(DATASET EXCERPT)
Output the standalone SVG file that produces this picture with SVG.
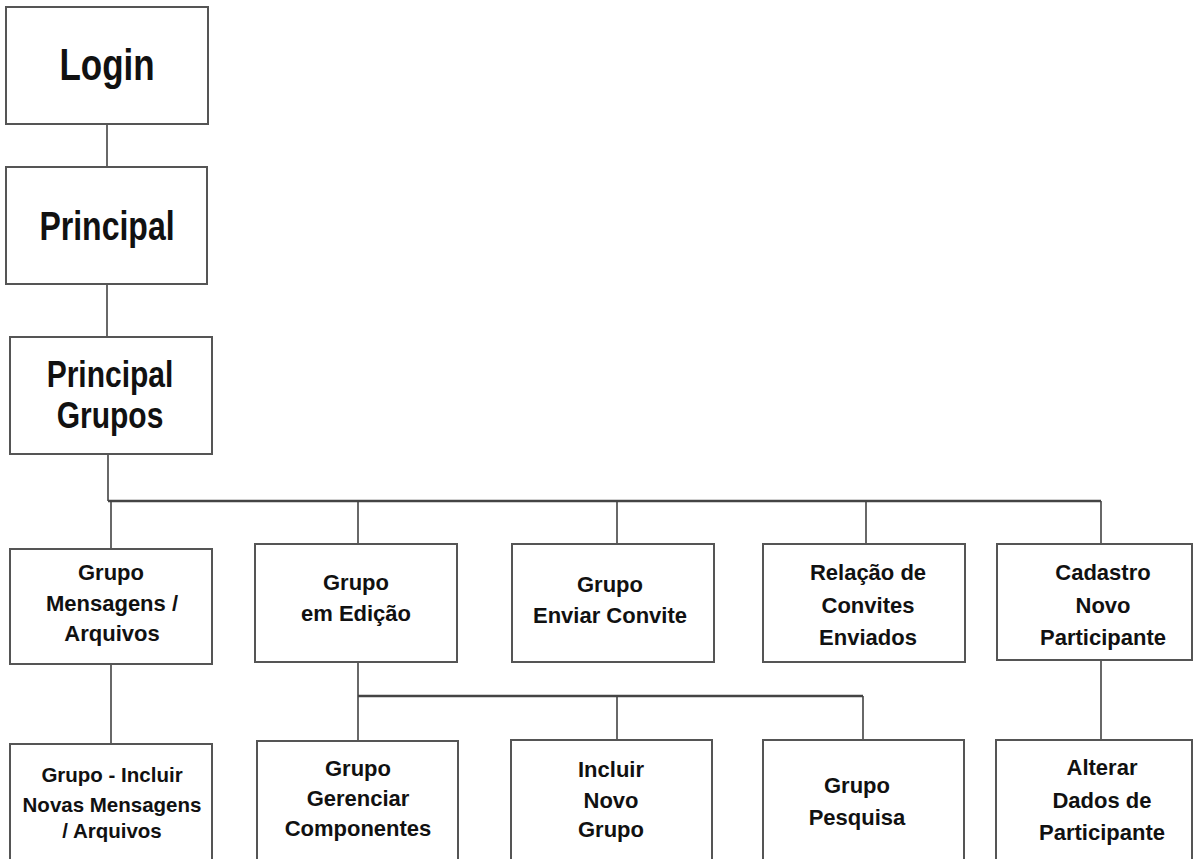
<svg xmlns="http://www.w3.org/2000/svg" width="1194" height="859" viewBox="0 0 1194 859">
<style>
.box{fill:#fff;stroke:#555;stroke-width:2}
.ln{fill:none;stroke:#444;stroke-width:1.6}
.bus{fill:none;stroke:#444;stroke-width:2.4}
.t{font-family:"Liberation Sans",Arial,sans-serif;font-weight:bold;fill:#111;text-anchor:middle}
.s{font-size:22px}
</style>
<rect width="1194" height="859" fill="#fff"/>
<g id="connectors">
<path class="ln" d="M107,124V167M107,284V337M108,454V501"/>
<path class="bus" d="M108,501H1101"/>
<path class="ln" d="M111,501V549M358,501V544M617,501V544M866,501V544M1101,501V544"/>
<path class="ln" d="M111,664V744M358,662V741M1101,660V740"/>
<path class="bus" d="M358,696H863"/>
<path class="ln" d="M617,696V740M863,696V740"/>
</g>
<g id="login"><rect class="box" x="6" y="7" width="202" height="117"/>
<text class="t" font-size="35" transform="translate(107,80) scale(1,1.25)">Login</text></g>
<g id="principal"><rect class="box" x="6" y="167" width="201" height="117"/>
<text class="t" font-size="32" transform="translate(107,240) scale(1,1.28)">Principal</text></g>
<g id="principal-grupos"><rect class="box" x="10" y="337" width="202" height="117"/>
<text class="t" font-size="30" transform="translate(110,387) scale(1,1.24)"><tspan x="0">Principal</tspan><tspan x="0" dy="33">Grupos</tspan></text></g>
<g id="grupo-mensagens"><rect class="box" x="10" y="549" width="202" height="115"/>
<text class="t s"><tspan x="111" y="580">Grupo</tspan><tspan x="112" y="611">Mensagens /</tspan><tspan x="112" y="641">Arquivos</tspan></text></g>
<g id="grupo-edicao"><rect class="box" x="255" y="544" width="202" height="118"/>
<text class="t s"><tspan x="356" y="590">Grupo</tspan><tspan x="356" y="621">em Edição</tspan></text></g>
<g id="grupo-convite"><rect class="box" x="512" y="544" width="202" height="118"/>
<text class="t s"><tspan x="610" y="592">Grupo</tspan><tspan x="610" y="623">Enviar Convite</tspan></text></g>
<g id="relacao-convites"><rect class="box" x="763" y="544" width="202" height="118"/>
<text class="t s"><tspan x="868" y="580">Relação de</tspan><tspan x="868" y="613">Convites</tspan><tspan x="868" y="645">Enviados</tspan></text></g>
<g id="cadastro"><rect class="box" x="997" y="544" width="195" height="116"/>
<text class="t s"><tspan x="1103" y="580">Cadastro</tspan><tspan x="1103" y="613">Novo</tspan><tspan x="1103" y="645">Participante</tspan></text></g>
<g id="grupo-incluir-msg"><rect class="box" x="10" y="744" width="202" height="120"/>
<text class="t" font-size="20.5"><tspan x="112" y="782">Grupo - Incluir</tspan><tspan x="112" y="812">Novas Mensagens</tspan><tspan x="112" y="838">/ Arquivos</tspan></text></g>
<g id="grupo-gerenciar"><rect class="box" x="257" y="741" width="201" height="120"/>
<text class="t s"><tspan x="358" y="776">Grupo</tspan><tspan x="358" y="806">Gerenciar</tspan><tspan x="358" y="836">Componentes</tspan></text></g>
<g id="incluir-grupo"><rect class="box" x="511" y="740" width="201" height="120"/>
<text class="t s"><tspan x="611" y="777">Incluir</tspan><tspan x="611" y="808">Novo</tspan><tspan x="611" y="837">Grupo</tspan></text></g>
<g id="grupo-pesquisa"><rect class="box" x="763" y="740" width="201" height="120"/>
<text class="t s"><tspan x="857" y="793">Grupo</tspan><tspan x="857" y="825">Pesquisa</tspan></text></g>
<g id="alterar"><rect class="box" x="996" y="740" width="196" height="120"/>
<text class="t s"><tspan x="1102" y="775">Alterar</tspan><tspan x="1102" y="808">Dados de</tspan><tspan x="1102" y="840">Participante</tspan></text></g>
</svg>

(WHAT IS ASKED)
Leave out the pictures and print every line of the data exactly.

(EXERCISE RESPONSE)
Output the standalone SVG file that produces this picture with SVG.
<svg xmlns="http://www.w3.org/2000/svg" width="1194" height="859" viewBox="0 0 1194 859">
<style>
.box{fill:#fff;stroke:#555;stroke-width:2}
.ln{fill:none;stroke:#444;stroke-width:1.6}
.bus{fill:none;stroke:#444;stroke-width:2.4}
.t{font-family:"Liberation Sans",Arial,sans-serif;font-weight:bold;fill:#111;text-anchor:middle}
.s{font-size:22px}
</style>
<rect width="1194" height="859" fill="#fff"/>
<g id="connectors">
<path class="ln" d="M107,124V167M107,284V337M108,454V501"/>
<path class="bus" d="M108,501H1101"/>
<path class="ln" d="M111,501V549M358,501V544M617,501V544M866,501V544M1101,501V544"/>
<path class="ln" d="M111,664V744M358,662V741M1101,660V740"/>
<path class="bus" d="M358,696H863"/>
<path class="ln" d="M617,696V740M863,696V740"/>
</g>
<g id="login"><rect class="box" x="6" y="7" width="202" height="117"/>
<text class="t" font-size="35" transform="translate(107,80) scale(1,1.25)">Login</text></g>
<g id="principal"><rect class="box" x="6" y="167" width="201" height="117"/>
<text class="t" font-size="32" transform="translate(107,240) scale(1,1.28)">Principal</text></g>
<g id="principal-grupos"><rect class="box" x="10" y="337" width="202" height="117"/>
<text class="t" font-size="30" transform="translate(110,387) scale(1,1.24)"><tspan x="0">Principal</tspan><tspan x="0" dy="33">Grupos</tspan></text></g>
<g id="grupo-mensagens"><rect class="box" x="10" y="549" width="202" height="115"/>
<text class="t s"><tspan x="111" y="580">Grupo</tspan><tspan x="112" y="611">Mensagens /</tspan><tspan x="112" y="641">Arquivos</tspan></text></g>
<g id="grupo-edicao"><rect class="box" x="255" y="544" width="202" height="118"/>
<text class="t s"><tspan x="356" y="590">Grupo</tspan><tspan x="356" y="621">em Edição</tspan></text></g>
<g id="grupo-convite"><rect class="box" x="512" y="544" width="202" height="118"/>
<text class="t s"><tspan x="610" y="592">Grupo</tspan><tspan x="610" y="623">Enviar Convite</tspan></text></g>
<g id="relacao-convites"><rect class="box" x="763" y="544" width="202" height="118"/>
<text class="t s"><tspan x="868" y="580">Relação de</tspan><tspan x="868" y="613">Convites</tspan><tspan x="868" y="645">Enviados</tspan></text></g>
<g id="cadastro"><rect class="box" x="997" y="544" width="195" height="116"/>
<text class="t s"><tspan x="1103" y="580">Cadastro</tspan><tspan x="1103" y="613">Novo</tspan><tspan x="1103" y="645">Participante</tspan></text></g>
<g id="grupo-incluir-msg"><rect class="box" x="10" y="744" width="202" height="120"/>
<text class="t" font-size="20.5"><tspan x="112" y="782">Grupo - Incluir</tspan><tspan x="112" y="812">Novas Mensagens</tspan><tspan x="112" y="838">/ Arquivos</tspan></text></g>
<g id="grupo-gerenciar"><rect class="box" x="257" y="741" width="201" height="120"/>
<text class="t s"><tspan x="358" y="776">Grupo</tspan><tspan x="358" y="806">Gerenciar</tspan><tspan x="358" y="836">Componentes</tspan></text></g>
<g id="incluir-grupo"><rect class="box" x="511" y="740" width="201" height="120"/>
<text class="t s"><tspan x="611" y="777">Incluir</tspan><tspan x="611" y="808">Novo</tspan><tspan x="611" y="837">Grupo</tspan></text></g>
<g id="grupo-pesquisa"><rect class="box" x="763" y="740" width="201" height="120"/>
<text class="t s"><tspan x="857" y="793">Grupo</tspan><tspan x="857" y="825">Pesquisa</tspan></text></g>
<g id="alterar"><rect class="box" x="996" y="740" width="196" height="120"/>
<text class="t s"><tspan x="1102" y="775">Alterar</tspan><tspan x="1102" y="808">Dados de</tspan><tspan x="1102" y="840">Participante</tspan></text></g>
</svg>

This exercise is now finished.